The proposed final judgment on DirecTV's coordinating with Charter Communications, Cox Communications and AT&T in those MVPDs' negotiations with SportsNet LA is effective and an appropriate remedy for the antitrust claims, the DOJ said in a comment published Friday in the Federal Register. DOJ also said it will ask U.S. District Court in Los Angeles for entry of the proposed final judgment. It said it received one comment on the proposed final judgment by the June 13 deadline, with the commenter urging a separate lawsuit against Time Warner Cable, owner of the Dodgers Channel and now part of Charter. DOJ said the comment sought relief beyond that included in the proposed final judgment, such as requiring DirecTV carry Dodgers games, but the agency said no additional relief is needed to prevent DirecTV from information-sharing agreements like the one alleged in the 2016 antitrust suit (see 1611040035). Under the proposed settlement, AT&T won't directly or indirectly communicate or seek competitively sensitive information from any MVPD, except for a lawful purpose (see 1703240005). DirecTV's now-owner AT&T didn't comment.
The FCC's net neutrality proceeding gets huge media attention, but consumers are far more interested in unwanted calls and service problems, judging by consumer complaint data, Georgetown University adjunct professor-communication, culture and technology Adonis Hoffman wrote in summer issue of his Inside the FCC journal. Between Jan. 1 and June 12, consumers filed more than twice as many service availability complaints, more than eight times as many billing complaints and more than 23 times as many complaints about unwanted calls as about open internet, he said. In most months, net neutrality accounts for about 1 to 3 percent of all complaints received by the FCC, said Hoffman, who heads a policy consulting firm.

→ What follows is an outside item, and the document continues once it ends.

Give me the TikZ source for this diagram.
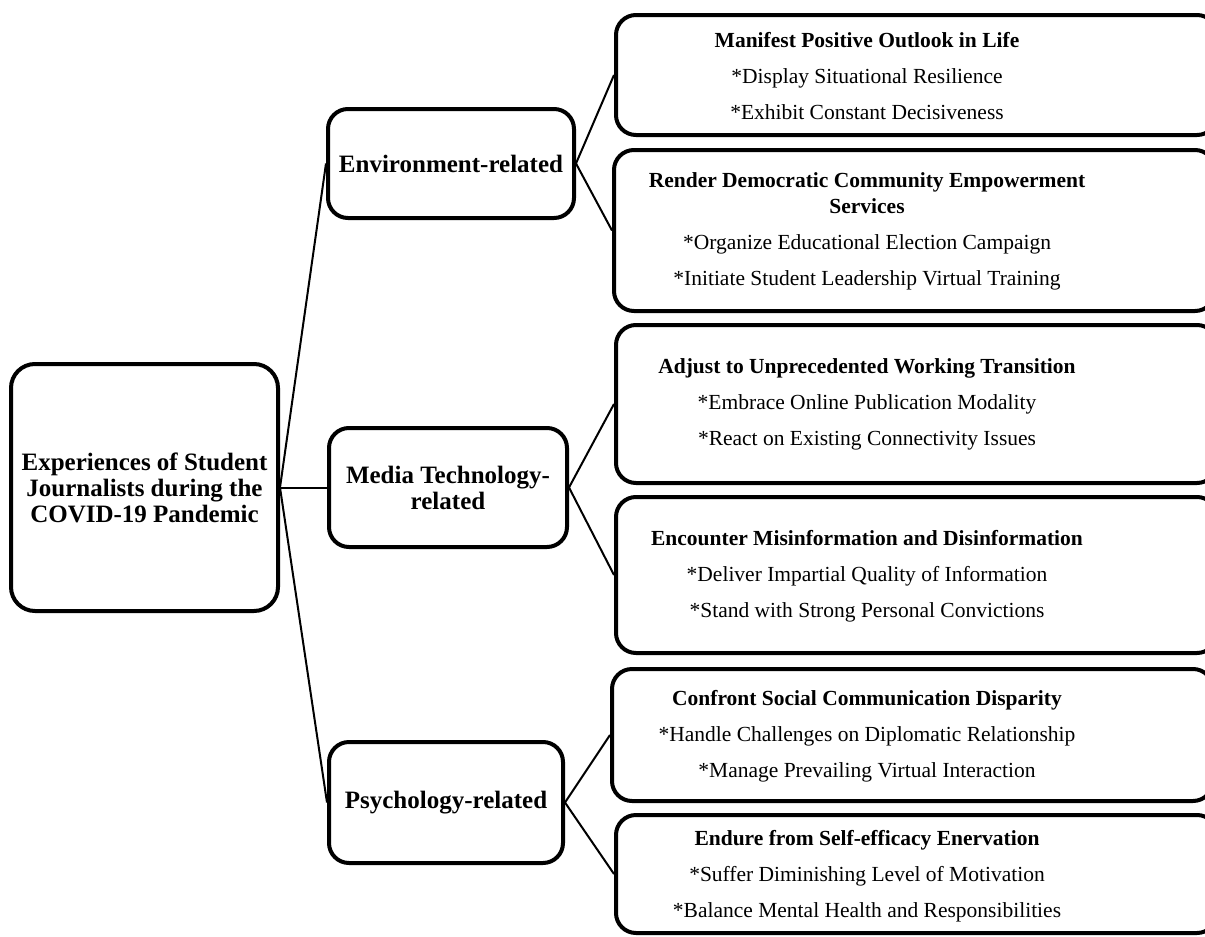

The Public Safety Bureau Thursday encouraged service providers to implement Signaling System 7 security countermeasures recommended by the FCC’s Communications Security, Reliability and Interoperability Council. “SS7 supports fixed and mobile service providers in processing and routing calls and text messages between networks, enabling fixed and mobile networks to connect, and providing call session information such as Caller ID and billing data for circuit switched infrastructure,” said a public notice. “Over the last several years, numerous research findings and media reports call attention to security vulnerabilities present within SS7 networks.”